Human eye balls perceive colors differently, so a close match, is only possible for one person at a time. Also the steps between the light gathering and your brain modify the colors at least a bit. You have likely noticed colors change significantly from one computer monitor (or TV) to another. Printed on paper also involves some compromises to keep the cost within reason. Most monitors and TVs have controls that allow you to tweak the color to your taste, but none of these possibilities are exactly correct. Contrast is adjustable. Color saturation is adjustable, and can be made different = nonlinear for intense colors compared to pastels. Brightness and the transition to black is also adjustable. The percentage of red, green and blue can also be skewed, and more colors could be transmitted, but typically are not, other than colors outside the visable spectrum. Neil

 

[matthewota]

I took a full semester class in Color Theory in college, at only one of the two universities in the country that teach it. I learned that color is very subjective, and is not an exact science (That is why the class was called Color Theory. Color is in the eye of the beholder. A person with color blindness had better reception of blue light, so sees the world more sharply, albeit with the wrong colors.

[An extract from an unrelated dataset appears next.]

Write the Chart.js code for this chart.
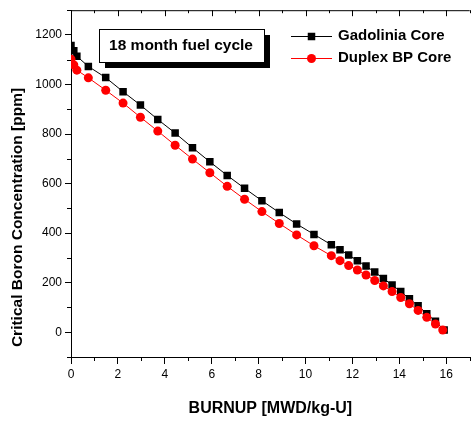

There is no known camera that duplicates the reception of the human eye. As the previous poster stated, the human eye is most receptive to green, as our eyes evolved under the light of the Sun, which is strongest in the green portion of the spectrum.

I recommend that you study the physiology of the human eye more, it is quite fascinating. Read about the difference between rod and cone cell receptors.

It is also fascinating to learn how the human eye perceives color, because it changes with age and in context with other colors.